Tout corps plongé dans un liquide ressort mouillé. Toute baleine tombant du ciel d'une hauteur de plusieurs kilomètres arrive nécessairement aux mêmes conclusions que Descartes. Ce genre de lois.
Ça est, donc je dois l'accepter. Bruce Baghemil nous montre qu'au moins 450 espèces animales ont des rapports homosexuels, ce qui ne remet pas en cause la survie des espèces concernées. Donc on doit s'y faire quitte à bouffer son chapeau: ça ne peut pas être contre-nature et ce qui est dans la nature il faut l'accepter.

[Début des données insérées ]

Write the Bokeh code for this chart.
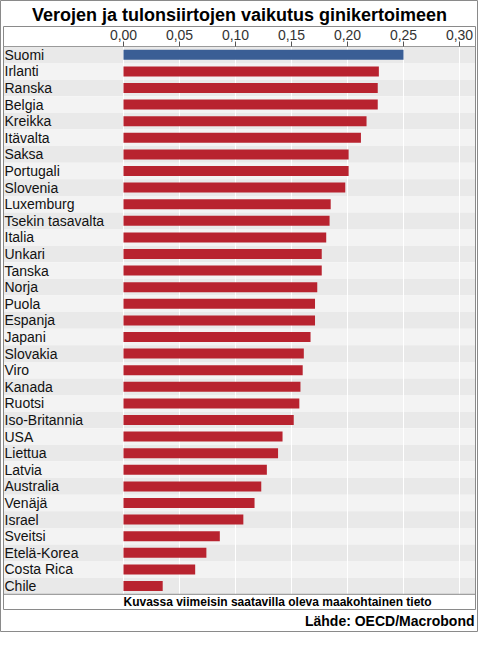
from bokeh.plotting import figure
from bokeh.models import Range1d, ColumnDataSource
from bokeh.core.properties import value
from bokeh.embed import file_html
from bokeh.resources import INLINE

countries = ["Suomi", "Irlanti", "Ranska", "Belgia", "Kreikka", "Itävalta", "Saksa",
             "Portugali", "Slovenia", "Luxemburg", "Tsekin tasavalta", "Italia", "Unkari",
             "Tanska", "Norja", "Puola", "Espanja", "Japani", "Slovakia", "Viro", "Kanada",
             "Ruotsi", "Iso-Britannia", "USA", "Liettua", "Latvia", "Australia", "Venäjä",
             "Israel", "Sveitsi", "Etelä-Korea", "Costa Rica", "Chile"]
values = [0.250, 0.228, 0.227, 0.227, 0.217, 0.212, 0.201, 0.201, 0.198, 0.185, 0.184,
          0.181, 0.177, 0.177, 0.173, 0.171, 0.171, 0.167, 0.161, 0.160, 0.158, 0.157,
          0.152, 0.142, 0.138, 0.128, 0.123, 0.117, 0.107, 0.086, 0.074, 0.064, 0.035]
tick_values = [0.0, 0.05, 0.10, 0.15, 0.20, 0.25, 0.30]
tick_labels = ["0,00", "0,05", "0,10", "0,15", "0,20", "0,25", "0,30"]
title_text = "Verojen ja tulonsiirtojen vaikutus ginikertoimeen"
note_text = "Kuvassa viimeisin saatavilla oleva maakohtainen tieto"
source_text = "Lähde: OECD/Macrobond"

W, H = 478, 632
ROW = 16.6          # px per country row
K = 1120            # px per unit on the value axis
X0 = 123            # px where value 0 sits
TOP = 46            # px where the first row starts
n = len(countries)

x_start = -X0 / K
x_end = (W - X0) / K
y_top = -0.5 - TOP / ROW
y_bottom = y_top + H / ROW


def px(p):
    return x_start + p / K


def py(p):
    return y_top + p / ROW


FONT = value("Liberation Sans")

p = figure(width=W, height=H, output_backend="svg", toolbar_location=None,
           x_range=Range1d(x_start, x_end), y_range=Range1d(y_bottom, y_top),
           x_axis_location=None, y_axis_location=None, min_border=0)
p.grid.visible = False
p.outline_line_color = "#8a8a8a"
p.background_fill_color = "white"
p.border_fill_color = "white"

idx = list(range(n))
stripe_colors = ["#e9e9e9" if i % 2 == 0 else "#f3f3f3" for i in idx]
bar_colors = ["#3a5e95" if c == "Suomi" else "#b8232f" for c in countries]
src = ColumnDataSource(dict(y=idx, name=countries, val=values,
                            stripe=stripe_colors, bar=bar_colors))

# row stripes
p.hbar(y="y", left=px(3), right=px(475), height=1, fill_color="stripe",
       line_color=None, source=src)

# vertical grid lines
p.segment(x0=tick_values, x1=tick_values, y0=[-0.5] * len(tick_values),
          y1=[n - 0.5] * len(tick_values), line_color="white", line_width=1)

# bars
p.hbar(y="y", left=0, right="val", height=0.6, fill_color="bar",
       line_color=None, source=src)

# country labels
p.text(x=px(4), y="y", text="name", text_font=FONT, text_font_size="14px",
       text_align="left", text_baseline="middle", text_color="#111111", source=src)

# inner box, axis line and bottom rule
p.quad(left=px(3), right=px(475), top=py(26), bottom=py(609),
       fill_color=None, line_color="#8a8a8a", line_width=1)
p.segment(x0=px(3), x1=px(475), y0=-0.5, y1=-0.5, line_color="#9a9a9a")
p.segment(x0=px(3), x1=px(475), y0=n - 0.5, y1=n - 0.5, line_color="#8a8a8a")

# tick marks and tick labels
p.segment(x0=tick_values, x1=tick_values, y0=[py(41)] * len(tick_values),
          y1=[-0.5] * len(tick_values), line_color="#555555")
p.text(x=tick_values, y=[py(34.5)] * len(tick_values), text=tick_labels,
       text_font=FONT, text_font_size="14px", text_align="center",
       text_baseline="middle", text_color="#333333")

# title, note and source
p.text(x=[px(W / 2)], y=[py(14)], text=[title_text], text_font=FONT,
       text_font_size="18px", text_font_style="bold", text_align="center",
       text_baseline="middle", text_color="black")
p.text(x=[0], y=[py(601.5)], text=[note_text], text_font=FONT,
       text_font_size="12px", text_font_style="bold", text_align="left",
       text_baseline="middle", text_color="black")
p.text(x=[px(474)], y=[py(620.5)], text=[source_text], text_font=FONT,
       text_font_size="14px", text_font_style="bold", text_align="right",
       text_baseline="middle", text_color="black")

open("out.html", "w").write(file_html(p, INLINE))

Là on entre dans le subtile, mais c'est ce programme était le bébé de Kantiens, alors il y a du Kant partout en sous-texte, mais c'est là contemplation de ces lois immuables qui selon kant servent de modèle ou plutôt d'incitation aux lois que l'on va établir entre les hommes. La nature tend à l'équilibre, construit des écosystèmes où les espèces s'assurent par leur action une survie mutuelle et ordonnée, et cet équilibre est recherché au niveau collectif par la politique, au niveau individuel par la morale. La législation politique étant le pont entre les lois naturelles et l'étique personnelle. On rejoue ainsi les niveaux déjà traversés, mais non plus pour les ravager, pour les naufrager, mais pour les reconstruire sur des bases concertées, afin d'en limiter les effets négatifs et d'en renforcer les bons aspects. Espérons-nous afin d'être heureux et de le rester, de le rester plus longtemps en tout cas que lorsqu'on cherchait aveuglément à s'étendre aux dimensions de l'univers et à n'être plein que de soi-même. Pour ça que le programme, arrivé à la Morale, derrière le Devoir met côte à côte la Liberté et le Bonheur. Vous me direz, quand on voit la politique qu'on se paye, ne serait-ce qu'en terme d'éducation, quand on voit la diplomatie menée par des va-t-en-guerre hystériques, on est loin du compte. Sans parler du reste. Que tout ça c'est que du vent. Bah oui mais, justement, c'est parce qu'on manque de philosophie tout ça, parce qu'on n'a pas assez suivi les cours en terminale. Et comme ce programme est caduque maintenant, je vais m'autoriser une petite toquade, je vais refaire mes cours ici, les livrer au public pour l'édification des esprits. Et pour m'occuper le temps. Surtout pour m'occuper le temps.